À côté de cette manifestation habituelle et, si l’on peut dire, profane de l’immoralité, l’Ancien Testament, très spécialement, mentionne une prostitution d’ordre rituel, érigée à la hauteur d’une institution et dérivant de conceptions propres au paganisme ambiant. Les religions cananéennes et syro-phéniciennes (Baals, Astartés, etc.), divinisant les forces créatrices et reproductrices de la nature, avaient pour corollaire un culte à tendance « orgiastique », terriblement licencieux. Sur les hauts-lieux païens (Jérémie 2.20), desservis par un personnel de « mignons et de courtisanes » (kedéchim, kedéchoth), la prostitution sacrée était couramment pratiquée ; hommes et femmes s’y livraient publiquement, échangeant les vêtements respectifs de leur sexe. Les fêtes de l’Astarté barbue de Chypre et du Dionysos de Byblos étaient parmi les plus odieuses du genre. Les fidèles eux-mêmes s’y associaient et versaient au trésor sacré le salaire de leurs débordements (Cf. Maspéro, Histoire ancienne des peuples de l’Orient classique, pages 401, 402 ; Bertholet, ouvrage cité, p. 113). Dans Lettre de Jérémie 43 il s’agit de prostituées d’un culte caldéen ; voir Thammuz.

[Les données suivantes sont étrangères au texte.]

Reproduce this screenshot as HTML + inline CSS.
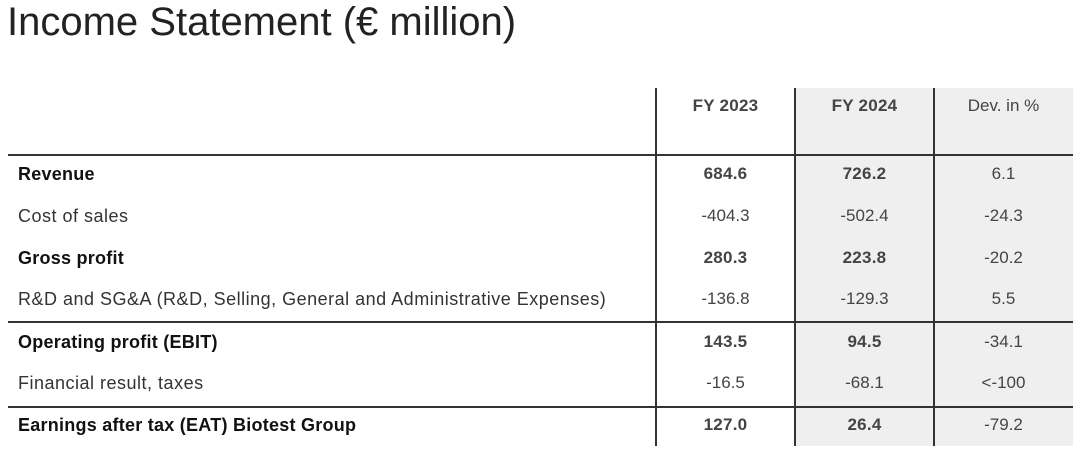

Ces grossières coutumes, excitatrices de la sensualité, eurent de graves répercussions sur la mentalité et la piété des Hébreux lorsqu’ils eurent pénétré en Canaan (1 Rois 14.23 et suivant, Amos 2.7 ; Osée 4.13). Tous les représentants du spiritualisme jéhoviste, aussi bien les prophètes que les réformateurs deutéronomistes, les combattirent sans relâche (Jérémie 3.2). Elles étaient proscrites de la religion d’Israël (Deutéronome 22.5 ; Deutéronome 23.17), et nul gain de provenance impure ne pouvait être apporté en offrande au revenu du Temple (Deutéronome 23.18). Ce n’est qu’après la longue et douloureuse expérience de l’exil que le peuple élu parvint à se dégager de la funeste emprise de ces aberrations (Ézéchiel 23). Il semble toutefois que cet affranchissement ne fut jamais total à l’endroit de la prostitution elle-même et de l’impureté (Jean 8.7 ; Romains 2.21 ; Romains 2.24).
Lorsque le christianisme naissant et conquérant entra en contact avec la civilisation gréco-romaine décadente, il rencontra sur sa route toutes les manifestations du vice, y compris la prostitution, dans les religions à mystères (voir ce mot) comme dans la société en général ; il s’appliqua à leur opposer une résistance puissante et constante, ainsi qu’en témoignent surtout les écrits de saint Paul (Actes 15.20 ; Actes 15.29 ; Romains 1.24 ; 1 Corinthiens 6.9 ; 1 Corinthiens 6.20 ; Galates 5.19 ; Éphésiens 4.17-24 ; Éphésiens 5.3-13 ; Colossiens 3.5 ; 2 Timothée 3.6 ; 1 Pierre 4.3 ; Apocalypse 2.20 ; Apocalypse 14.8 ; Apocalypse 17.1-6 18). Voir Pureté. Jean R.